2011-12-28 10:26:08     cri    
 次のお話です。「広異記」から「魚が嫌いになったわけ」

 「魚が嫌いになったわけ」

 泉州晋県の県役人張縦は魚が大好きだが、どうしたことかある日、めまいがしてぶっ倒れた。気がつくと周りは薄暗く、向こうから黄色い服をまとった役人がやってきて、閻魔さまがお呼びなのでついて来いというのでおとなしくついていき、しばらくして閻魔さまの前に出された。

 「おい!その方、何をしておる!この者はわしの言う張縦ではない。もう一人の張縦じゃ。はやく返してしまえ」と閻魔がその役人を叱ったとき、横に控えていた役人がいう。

 「申し上げます。この張縦は魚が好物なので、罰としてしばらくは魚の姿に変えてはどうでしょう?」

 「うん?魚に?そうじゃな。ではそういたせ。が、のちに人間の姿に戻らすのじゃぞ」ということになり、張縦は魚に変わることになった。

 こうして張縦はかの自分を連れてきた役人についていき川に落とされた。すると張縦は一寸ぐらいの魚に変わり、次の日には大きくなり、三日後には二寸あまりになった。

 その翌日のこと。魚になった張縦が泳いでいると漁師が網を張っていたのでこれはいかんと引き返したが、どうしたことか網の方に引っ張られとうとうかかってしまい、舟に上げられた。そこでおとなしくしていると県令の使いが魚をとりに来たので、漁師は一寸ぐらいの魚を数匹渡したところ、使いは怒って漁師をひっぱたいた。そして舟に乗って魚に変わった張縦を見つけ、「この大きいのがいい」と張縦をつかみ屋敷に戻った。

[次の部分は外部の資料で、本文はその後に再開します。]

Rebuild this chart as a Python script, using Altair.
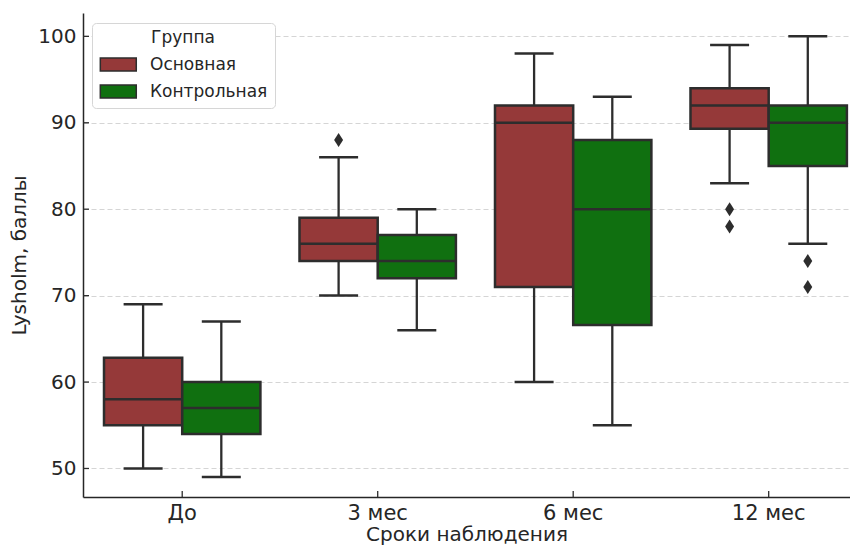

 こうして魚の張縦は、県令屋敷の厨房に持っていかれ、まな板の上で腹を割られて内臓をとられ、大きな包丁でうろこを落とされたが、当の張縦はおかしなことに少しの痛みも感じない。そのうちに張縦は体中が熱くなり、飛び上がりたくなったので、まな板から飛んで地べたに落ちた。途端、魚の張縦はふと消え、とられた内臓もうろこもふと消えた。驚いたのは厨房人で、びっくりしてあたりを探したが、魚は見つからなかった。

 さて、こちら張縦の屋敷だが、この日は張縦が死ん出から三日目だった。葬式が終わり、妻や家族は悲しみ、屋敷の者が張縦のなきがらを棺に入れようとしていると急に張縦が動き出し、声を出して息を吹き返した。これにみんなはびっくり。中には恐ろしくなって逃げ出すものもいたが、当の張縦が落ち着いて話し始め、自分は幽霊ではないといい、棺から出てゆっくり歩き始めた。これに妻や家族は安心して大喜び。そしてみんなが落ち着いてから、張縦は閻魔のところへ連れて行かれ、そのあとは魚になったことなどを話した。

 翌日、屋敷の主が生き返ったので、それを祝うため多くの料理が作られた。もちろん。厨房人は主の好物を知っているので、この日は大きな鯉の料理もだされたが、当の張縦は以前とは違って魚を見ただけで嫌気がし、魚料理を下げさせた。そしてそれからは釣りもやめ、魚は一切口にしなかったワイ。